Stated problem
Make an exact copy of the lines, leaving the pictures out.

Dataset excerpt
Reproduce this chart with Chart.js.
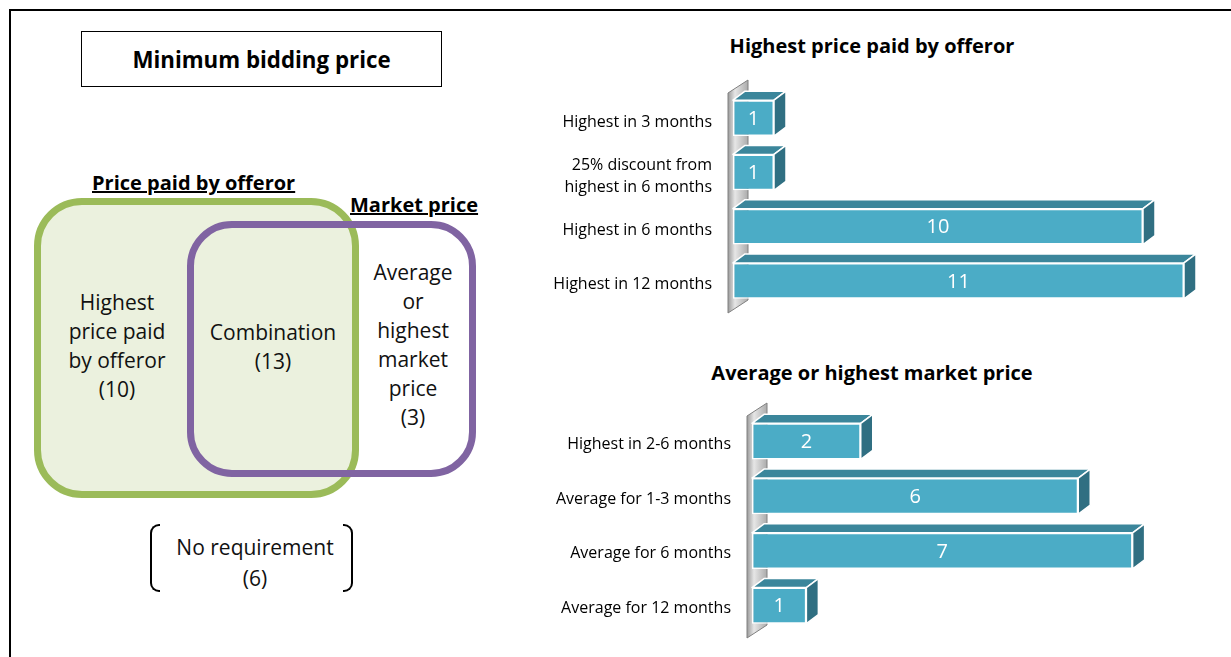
<!DOCTYPE html>
<html>
<head>
<meta charset="utf-8">
<script src="https://cdn.jsdelivr.net/npm/chart.js@4.4.1/dist/chart.umd.min.js"></script>
<style>
  body { margin: 0; background: #fff; font-family: 'Open Sans', Lato, sans-serif; }
  #page { position: relative; width: 1231px; height: 657px; overflow: hidden; }
  .abs { position: absolute; }
  .frame { left: 9px; top: 9px; width: 1300px; height: 700px; border-left: 2px solid #000; border-top: 2px solid #000; }
  .mainbox { left: 81px; top: 31px; width: 361px; height: 56px; box-sizing: border-box; border: 1.5px solid #000;
             display: flex; align-items: center; justify-content: center; font-weight: bold; font-size: 22.3px; }
  .head { font-weight: bold; font-size: 20px; text-decoration: underline; white-space: nowrap; }
  .green { left: 34px; top: 198px; width: 325px; height: 300px; box-sizing: border-box; border: 7px solid #9bbb59;
           border-radius: 48px; background: #ebf1de; }
  .purple { left: 187px; top: 221px; width: 289px; height: 256px; box-sizing: border-box; border: 7px solid #8064a2;
            border-radius: 45px; }
  .vtxt { font-size: 21px; line-height: 29px; text-align: center; color: #111; }
  .brl { left: 150px; top: 524px; width: 10px; height: 68px; box-sizing: border-box; border: 2px solid #000; border-right: none; border-radius: 9px 0 0 9px; }
  .brr { left: 343px; top: 524px; width: 10px; height: 68px; box-sizing: border-box; border: 2px solid #000; border-left: none; border-radius: 0 9px 9px 0; }
  .ctitle { font-weight: bold; font-size: 20px; text-align: center; width: 500px; margin-left: -250px; }
</style>
</head>
<body>
<div id="page">
  <div class="abs frame"></div>
  <div class="abs mainbox">Minimum bidding price</div>

  <div class="abs green"></div>
  <div class="abs purple"></div>
  <div class="abs head" style="left:92px; top:169px;">Price paid by offeror</div>
  <div class="abs head" style="left:350px; top:191px;">Market price</div>
  <div class="abs vtxt" style="left:47px; top:288px; width:140px;">Highest<br>price paid<br>by offeror<br>(10)</div>
  <div class="abs vtxt" style="left:198px; top:318px; width:150px;">Combination<br>(13)</div>
  <div class="abs vtxt" style="left:358px; top:258px; width:110px;">Average<br>or<br>highest<br>market<br>price<br>(3)</div>

  <div class="abs brl"></div>
  <div class="abs brr"></div>
  <div class="abs vtxt" style="left:160px; top:532px; width:190px; line-height:31px;">No requirement<br>(6)</div>

  <div class="abs ctitle" style="left:872px; top:32px;">Highest price paid by offeror</div>
  <div class="abs ctitle" style="left:872px; top:359px;">Average or highest market price</div>

  <canvas id="c1" class="abs" style="left:520px; top:70px;"></canvas>
  <canvas id="c2" class="abs" style="left:520px; top:390px;"></canvas>
</div>

<script>
// data
const offerorLabels = ['Highest in 3 months', ['25% discount from', 'highest in 6 months'], 'Highest in 6 months', 'Highest in 12 months'];
const offerorValues = [1, 1, 10, 11];
const marketLabels = ['Highest in 2-6 months', 'Average for 1-3 months', 'Average for 6 months', 'Average for 12 months'];
const marketValues = [2, 6, 7, 1];

const FRONT = '#4bacc6', TOP = '#3b869b', SIDE = '#306f82';
const DX = 12, DY = 9;

// draws the grey wall, the cube top/side faces and the white value labels
const cube3d = {
    id: 'cube3d',
    beforeDatasetsDraw(chart) {
        const { ctx, chartArea } = chart;
        const L = chartArea.left - 5;
        const g = ctx.createLinearGradient(L, 0, L + 20, 0);
        g.addColorStop(0, '#9a9a9a');
        g.addColorStop(0.35, '#e6e6e6');
        g.addColorStop(1, '#ababab');
        ctx.save();
        ctx.beginPath();
        ctx.moveTo(L, chartArea.top + 2);
        ctx.lineTo(L + 20, chartArea.top - 11);
        ctx.lineTo(L + 20, chartArea.bottom - 8);
        ctx.lineTo(L, chartArea.bottom + 5);
        ctx.closePath();
        ctx.fillStyle = g;
        ctx.fill();
        ctx.strokeStyle = '#808080';
        ctx.lineWidth = 1;
        ctx.stroke();
        ctx.restore();
    },
    afterDatasetsDraw(chart) {
        const { ctx } = chart;
        const meta = chart.getDatasetMeta(0);
        const values = chart.data.datasets[0].data;
        ctx.save();
        ctx.strokeStyle = '#fff';
        ctx.lineWidth = 1.5;
        ctx.lineJoin = 'round';
        meta.data.forEach((bar, i) => {
            const { x, y, base, height } = bar.getProps(['x', 'y', 'base', 'height'], true);
            const t = y - height / 2, b = y + height / 2;
            ctx.beginPath();
            ctx.moveTo(base, t);
            ctx.lineTo(base + DX, t - DY);
            ctx.lineTo(x + DX, t - DY);
            ctx.lineTo(x, t);
            ctx.closePath();
            ctx.fillStyle = TOP;
            ctx.fill();
            ctx.stroke();

            ctx.beginPath();
            ctx.moveTo(x, t);
            ctx.lineTo(x + DX, t - DY);
            ctx.lineTo(x + DX, b - DY);
            ctx.lineTo(x, b);
            ctx.closePath();
            ctx.fillStyle = SIDE;
            ctx.fill();
            ctx.stroke();

            ctx.fillStyle = '#fff';
            ctx.font = '20px "Open Sans"';
            ctx.textAlign = 'center';
            ctx.textBaseline = 'middle';
            ctx.fillText(values[i], (x + base) / 2, y + 1);
        });
        ctx.restore();
    }
};

function makeChart(id, labels, values, opts) {
    const canvas = document.getElementById(id);
    canvas.width = 700;
    canvas.height = opts.height;
    return new Chart(canvas, {
        type: 'bar',
        data: {
            labels: labels,
            datasets: [{
                data: values,
                backgroundColor: FRONT,
                borderColor: '#fff',
                borderWidth: 1.5,
                borderSkipped: false,
                barPercentage: 0.66,
                categoryPercentage: 1
            }]
        },
        options: {
            indexAxis: 'y',
            responsive: false,
            animation: false,
            events: [],
            layout: { padding: opts.padding },
            plugins: {
                legend: { display: false },
                tooltip: { enabled: false }
            },
            scales: {
                x: { display: false, min: 0, max: opts.max },
                y: {
                    grid: { display: false, drawTicks: false },
                    border: { display: false },
                    afterFit(scale) {
                        scale.width = opts.axisWidth;
                        scale.paddingTop = 0;
                        scale.paddingBottom = 0;
                    },
                    ticks: {
                        padding: 21,
                        labelOffset: opts.labelOffset,
                        color: '#000',
                        font: { family: 'Open Sans', size: 16, lineHeight: 1.375 }
                    }
                }
            }
        },
        plugins: [cube3d]
    });
}

makeChart('c1', offerorLabels, offerorValues, {
    height: 248, max: 11, axisWidth: 213, labelOffset: 4,
    padding: { top: 21, bottom: 10, left: 0, right: 36 }
});
makeChart('c2', marketLabels, marketValues, {
    height: 253, max: 8, axisWidth: 232, labelOffset: 3,
    padding: { top: 24, bottom: 10, left: 0, right: 33 }
});
</script>
</body>
</html>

Task answer
Reproduce this chart with Chart.js.
<!DOCTYPE html>
<html>
<head>
<meta charset="utf-8">
<script src="https://cdn.jsdelivr.net/npm/chart.js@4.4.1/dist/chart.umd.min.js"></script>
<style>
  body { margin: 0; background: #fff; font-family: 'Open Sans', Lato, sans-serif; }
  #page { position: relative; width: 1231px; height: 657px; overflow: hidden; }
  .abs { position: absolute; }
  .frame { left: 9px; top: 9px; width: 1300px; height: 700px; border-left: 2px solid #000; border-top: 2px solid #000; }
  .mainbox { left: 81px; top: 31px; width: 361px; height: 56px; box-sizing: border-box; border: 1.5px solid #000;
             display: flex; align-items: center; justify-content: center; font-weight: bold; font-size: 22.3px; }
  .head { font-weight: bold; font-size: 20px; text-decoration: underline; white-space: nowrap; }
  .green { left: 34px; top: 198px; width: 325px; height: 300px; box-sizing: border-box; border: 7px solid #9bbb59;
           border-radius: 48px; background: #ebf1de; }
  .purple { left: 187px; top: 221px; width: 289px; height: 256px; box-sizing: border-box; border: 7px solid #8064a2;
            border-radius: 45px; }
  .vtxt { font-size: 21px; line-height: 29px; text-align: center; color: #111; }
  .brl { left: 150px; top: 524px; width: 10px; height: 68px; box-sizing: border-box; border: 2px solid #000; border-right: none; border-radius: 9px 0 0 9px; }
  .brr { left: 343px; top: 524px; width: 10px; height: 68px; box-sizing: border-box; border: 2px solid #000; border-left: none; border-radius: 0 9px 9px 0; }
  .ctitle { font-weight: bold; font-size: 20px; text-align: center; width: 500px; margin-left: -250px; }
</style>
</head>
<body>
<div id="page">
  <div class="abs frame"></div>
  <div class="abs mainbox">Minimum bidding price</div>

  <div class="abs green"></div>
  <div class="abs purple"></div>
  <div class="abs head" style="left:92px; top:169px;">Price paid by offeror</div>
  <div class="abs head" style="left:350px; top:191px;">Market price</div>
  <div class="abs vtxt" style="left:47px; top:288px; width:140px;">Highest<br>price paid<br>by offeror<br>(10)</div>
  <div class="abs vtxt" style="left:198px; top:318px; width:150px;">Combination<br>(13)</div>
  <div class="abs vtxt" style="left:358px; top:258px; width:110px;">Average<br>or<br>highest<br>market<br>price<br>(3)</div>

  <div class="abs brl"></div>
  <div class="abs brr"></div>
  <div class="abs vtxt" style="left:160px; top:532px; width:190px; line-height:31px;">No requirement<br>(6)</div>

  <div class="abs ctitle" style="left:872px; top:32px;">Highest price paid by offeror</div>
  <div class="abs ctitle" style="left:872px; top:359px;">Average or highest market price</div>

  <canvas id="c1" class="abs" style="left:520px; top:70px;"></canvas>
  <canvas id="c2" class="abs" style="left:520px; top:390px;"></canvas>
</div>

<script>
// data
const offerorLabels = ['Highest in 3 months', ['25% discount from', 'highest in 6 months'], 'Highest in 6 months', 'Highest in 12 months'];
const offerorValues = [1, 1, 10, 11];
const marketLabels = ['Highest in 2-6 months', 'Average for 1-3 months', 'Average for 6 months', 'Average for 12 months'];
const marketValues = [2, 6, 7, 1];

const FRONT = '#4bacc6', TOP = '#3b869b', SIDE = '#306f82';
const DX = 12, DY = 9;

// draws the grey wall, the cube top/side faces and the white value labels
const cube3d = {
    id: 'cube3d',
    beforeDatasetsDraw(chart) {
        const { ctx, chartArea } = chart;
        const L = chartArea.left - 5;
        const g = ctx.createLinearGradient(L, 0, L + 20, 0);
        g.addColorStop(0, '#9a9a9a');
        g.addColorStop(0.35, '#e6e6e6');
        g.addColorStop(1, '#ababab');
        ctx.save();
        ctx.beginPath();
        ctx.moveTo(L, chartArea.top + 2);
        ctx.lineTo(L + 20, chartArea.top - 11);
        ctx.lineTo(L + 20, chartArea.bottom - 8);
        ctx.lineTo(L, chartArea.bottom + 5);
        ctx.closePath();
        ctx.fillStyle = g;
        ctx.fill();
        ctx.strokeStyle = '#808080';
        ctx.lineWidth = 1;
        ctx.stroke();
        ctx.restore();
    },
    afterDatasetsDraw(chart) {
        const { ctx } = chart;
        const meta = chart.getDatasetMeta(0);
        const values = chart.data.datasets[0].data;
        ctx.save();
        ctx.strokeStyle = '#fff';
        ctx.lineWidth = 1.5;
        ctx.lineJoin = 'round';
        meta.data.forEach((bar, i) => {
            const { x, y, base, height } = bar.getProps(['x', 'y', 'base', 'height'], true);
            const t = y - height / 2, b = y + height / 2;
            ctx.beginPath();
            ctx.moveTo(base, t);
            ctx.lineTo(base + DX, t - DY);
            ctx.lineTo(x + DX, t - DY);
            ctx.lineTo(x, t);
            ctx.closePath();
            ctx.fillStyle = TOP;
            ctx.fill();
            ctx.stroke();

            ctx.beginPath();
            ctx.moveTo(x, t);
            ctx.lineTo(x + DX, t - DY);
            ctx.lineTo(x + DX, b - DY);
            ctx.lineTo(x, b);
            ctx.closePath();
            ctx.fillStyle = SIDE;
            ctx.fill();
            ctx.stroke();

            ctx.fillStyle = '#fff';
            ctx.font = '20px "Open Sans"';
            ctx.textAlign = 'center';
            ctx.textBaseline = 'middle';
            ctx.fillText(values[i], (x + base) / 2, y + 1);
        });
        ctx.restore();
    }
};

function makeChart(id, labels, values, opts) {
    const canvas = document.getElementById(id);
    canvas.width = 700;
    canvas.height = opts.height;
    return new Chart(canvas, {
        type: 'bar',
        data: {
            labels: labels,
            datasets: [{
                data: values,
                backgroundColor: FRONT,
                borderColor: '#fff',
                borderWidth: 1.5,
                borderSkipped: false,
                barPercentage: 0.66,
                categoryPercentage: 1
            }]
        },
        options: {
            indexAxis: 'y',
            responsive: false,
            animation: false,
            events: [],
            layout: { padding: opts.padding },
            plugins: {
                legend: { display: false },
                tooltip: { enabled: false }
            },
            scales: {
                x: { display: false, min: 0, max: opts.max },
                y: {
                    grid: { display: false, drawTicks: false },
                    border: { display: false },
                    afterFit(scale) {
                        scale.width = opts.axisWidth;
                        scale.paddingTop = 0;
                        scale.paddingBottom = 0;
                    },
                    ticks: {
                        padding: 21,
                        labelOffset: opts.labelOffset,
                        color: '#000',
                        font: { family: 'Open Sans', size: 16, lineHeight: 1.375 }
                    }
                }
            }
        },
        plugins: [cube3d]
    });
}

makeChart('c1', offerorLabels, offerorValues, {
    height: 248, max: 11, axisWidth: 213, labelOffset: 4,
    padding: { top: 21, bottom: 10, left: 0, right: 36 }
});
makeChart('c2', marketLabels, marketValues, {
    height: 253, max: 8, axisWidth: 232, labelOffset: 3,
    padding: { top: 24, bottom: 10, left: 0, right: 33 }
});
</script>
</body>
</html>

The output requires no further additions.